Yes, it most certainly can and does, to the point where we made our very first Spyder Says video about it:

However, it is necessary for using PyPI-only packages, editable installs and various other scenarios, and can typically be avoided if you are careful, know what you are doing and understand the basic mechanics involved (namely, installing only “tip-of-the-stack” packages with pip, and avoiding further updates to the existing env). And if things do go wrong, it is cheap to remove and recreate the env—so long as it is not base.

That 's the reason I originally brought up the above—the real harm is pip install-ing into base, and if that could be prevent by default (with EXTERNALLY-MANGED or this PEP) without interfering with pip install-ing into non-base envs (or maybe adding an opt-out warning) then that would be a big win for Conda users, IMO (considering how many bork their whole Conda install because of it).

The unfortunate truth is that many/most “regular” Conda users are students, scientists, engineers, analysts, etc. and not programmers, and thus don’t have the knowledge and experience to know this (because many/most of the people they’re learning from don’t know themselves, because no one taught it to them).

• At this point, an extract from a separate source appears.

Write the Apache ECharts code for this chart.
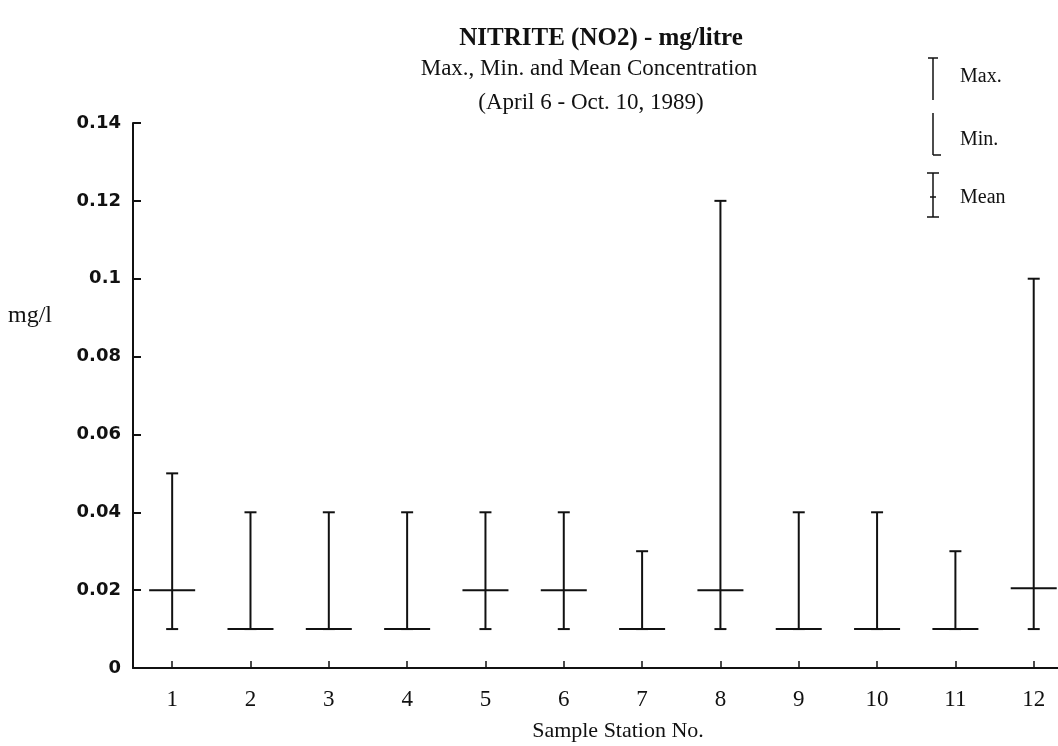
<!DOCTYPE html>
<html>
<head>
<meta charset="utf-8">
<script src="https://cdn.jsdelivr.net/npm/echarts@6/dist/echarts.min.js"></script>
<style>
  html, body { margin: 0; padding: 0; background: #fff; }
  #chart { width: 1058px; height: 746px; }
</style>
</head>
<body>
<div id="chart"></div>
<script>
// station numbers and nitrite values (mg/l)
const stations = ['1', '2', '3', '4', '5', '6', '7', '8', '9', '10', '11', '12']
const maxValues = [0.05, 0.04, 0.04, 0.04, 0.04, 0.04, 0.03, 0.12, 0.04, 0.04, 0.03, 0.10]
const minValues = [0.01, 0.01, 0.01, 0.01, 0.01, 0.01, 0.01, 0.01, 0.01, 0.01, 0.01, 0.01]
const meanValues = [0.02, 0.01, 0.01, 0.01, 0.02, 0.02, 0.01, 0.02, 0.01, 0.01, 0.01, 0.0205]
const yTicks = [0, 0.02, 0.04, 0.06, 0.08, 0.1, 0.12, 0.14]

const ink = '#111'
const serif = '"Liberation Serif", "DejaVu Serif", serif'

// x positions are station indexes, so the axis can run past the last station
let stationIndexes = stations.map((name, i) => i)
let seriesData = stations.map((name, i) => {
  return [i, minValues[i], maxValues[i], meanValues[i]]
})

// draws stem, max cap, min cap and mean bar for one station
function renderRange(params, api) {
  let x = api.value(0)
  let low = api.coord([x, api.value(1)])
  let high = api.coord([x, api.value(2)])
  let mean = api.coord([x, api.value(3)])
  let style = { stroke: ink, lineWidth: 2 }
  let capHalf = 6
  let meanHalf = 23
  return {
    type: 'group',
    children: [
      { type: 'line', shape: { x1: low[0], y1: low[1], x2: high[0], y2: high[1] }, style: style },
      { type: 'line', shape: { x1: high[0] - capHalf, y1: high[1], x2: high[0] + capHalf, y2: high[1] }, style: style },
      { type: 'line', shape: { x1: low[0] - capHalf, y1: low[1], x2: low[0] + capHalf, y2: low[1] }, style: style },
      { type: 'line', shape: { x1: mean[0] - meanHalf, y1: mean[1], x2: mean[0] + meanHalf, y2: mean[1] }, style: style }
    ]
  }
}

function legendLine(x1, y1, x2, y2) {
  return {
    type: 'line',
    shape: { x1: x1, y1: y1, x2: x2, y2: y2 },
    style: { stroke: ink, lineWidth: 1.5 }
  }
}

function legendText(x, y, text) {
  return {
    type: 'text',
    x: x,
    y: y,
    style: { text: text, font: '20px ' + serif, fill: ink, verticalAlign: 'middle' }
  }
}

const chart = echarts.init(document.getElementById('chart'))

let option = {
  backgroundColor: '#fff',
  animation: false,
  grid: {
    left: 133,
    top: 123,
    right: 0,
    height: 545
  },
  xAxis: {
    type: 'value',
    min: -0.5,
    max: 11.31,
    axisLine: { show: true, onZero: false, lineStyle: { color: ink, width: 2 } },
    axisTick: {
      show: true,
      inside: true,
      length: 7,
      customValues: stationIndexes,
      lineStyle: { color: ink, width: 1.5 }
    },
    axisLabel: {
      fontFamily: serif,
      fontSize: 23,
      color: ink,
      margin: 20,
      customValues: stationIndexes,
      formatter: function (value) {
        return stations[Math.round(value)]
      }
    },
    splitLine: { show: false }
  },
  yAxis: {
    type: 'value',
    min: 0,
    max: 0.14,
    interval: 0.02,
    axisLine: { show: true, onZero: false, lineStyle: { color: ink, width: 2 } },
    axisTick: { inside: true, length: 8, lineStyle: { color: ink, width: 2 } },
    axisLabel: {
      fontFamily: '"DejaVu Sans", sans-serif',
      fontWeight: 'bold',
      fontSize: 18,
      color: ink,
      margin: 12,
      formatter: function (value) {
        let found = yTicks.find(t => Math.abs(t - value) < 1e-9)
        return found === undefined ? '' : String(found)
      }
    },
    splitLine: { show: false }
  },
  series: [{
    type: 'custom',
    renderItem: renderRange,
    encode: { x: 0, y: [1, 2, 3] },
    data: seriesData
  }],
  graphic: [
    {
      type: 'text',
      x: 601,
      y: 39,
      style: { text: 'NITRITE (NO2) - mg/litre', font: 'bold 25px ' + serif, fill: ink, align: 'center', verticalAlign: 'middle' }
    },
    {
      type: 'text',
      x: 589,
      y: 69,
      style: { text: 'Max., Min. and Mean Concentration', font: '23px ' + serif, fill: ink, align: 'center', verticalAlign: 'middle' }
    },
    {
      type: 'text',
      x: 591,
      y: 103,
      style: { text: '(April 6 - Oct. 10, 1989)', font: '23px ' + serif, fill: ink, align: 'center', verticalAlign: 'middle' }
    },
    {
      type: 'text',
      x: 8,
      y: 316,
      style: { text: 'mg/l', font: '24px ' + serif, fill: ink, verticalAlign: 'middle' }
    },
    {
      type: 'text',
      x: 618,
      y: 731,
      style: { text: 'Sample Station No.', font: '22px ' + serif, fill: ink, align: 'center', verticalAlign: 'middle' }
    },
    // legend: max
    legendLine(933, 58, 933, 100),
    legendLine(928, 58, 938, 58),
    legendText(960, 77, 'Max.'),
    // legend: min
    legendLine(933, 113, 933, 155),
    legendLine(933, 155, 941, 155),
    legendText(960, 140, 'Min.'),
    // legend: mean
    legendLine(933, 173, 933, 217),
    legendLine(927, 173, 939, 173),
    legendLine(927, 217, 939, 217),
    legendLine(930, 197, 936, 197),
    legendText(960, 198, 'Mean')
  ]
}

chart.setOption(option)
</script>
</body>
</html>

In fact, even the basic concept of what an environment is and why you should always use one is a difficult one to teach for the first time to students who are graduate-level scientists but with limited programming backgrounds—like I struggled with doing for a student just this Friday, who had run into issues with her base environment. This is especially when those students are typically already busy and often come to me tired, frustrated and just want to get their project/research done and go home, for whom Python is but one means to an end.

Which I suppose, circling back, is pretty relevant to think about here—while I remain a strong advocate of teaching users (how to) use environments early and often, due to the countless times I’ve seen users struggle with the aftermath of not doing so, it is equally important that we make them as easy and painless to use as practical if we are requiring them.

Because all that is being tested is just that Conda-installed packages in the outer Conda env can be imported inside it’s Python with the venv when --system-site-packages is set on creation and both envs are activated, in the correct order.

Where things tend to go wrong is everything that comes after: installing further packages in the venv and/or the conda env, attempting to update one or the other, installing duplicate packages in one or the other, activating one but not the other, installing packages with incompatible binary deps, etc., etc. I believe things are less broken than they were in the past, where I’m not even totally sure that the above would work right, but the things that can go wrong in this setup are close to a superset of the issues with installing PyPI packages directly into the Conda env, the limited protections and warnings on the Conda side don’t work, the likelihood of user error is much higher, and problem recovery still requires recreating both (vs. just the Conda env).

Unfortunately, its the former and that check won’t work:

$ python
Python 3.10.6 | packaged by conda-forge | (main, Aug 22 2022, 20:30:19) [MSC v.1929 64 bit (AMD64)] on win32
Type "help", "copyright", "credits" or "license" for more information.
>>> import sys
>>> sys.base_prefix
'C:\\Miniconda3\\envs\\sphinx-5'
>>> sys.prefix
'C:\\Miniconda3\\envs\\sphinx-5'

Per the definitions of sys.prefix and sys.base_prefix in the Python docs, sys.prefix/sys.base_prefix is set at install time to a “value for the Python installation”. Since each Conda environment contains its own install of Python (unlike with a venv), this path is thus naturally that of the Python installed into that environment.

And also, per those definitions, site.py will change those paths when a “virtual environment” is in use, a term which links to Python’s venv module, and which the site.py code has a bespoke check for specifically virtual environment as created by venv (and similar). Therefore, in both cases, the current behavior seems to be the closest match to what is actually documented, and also the behavior of an unpatched Python installed inside a Conda environment.

That being said, I’m not an expert on any of this. Perhaps @jezdez could comment more.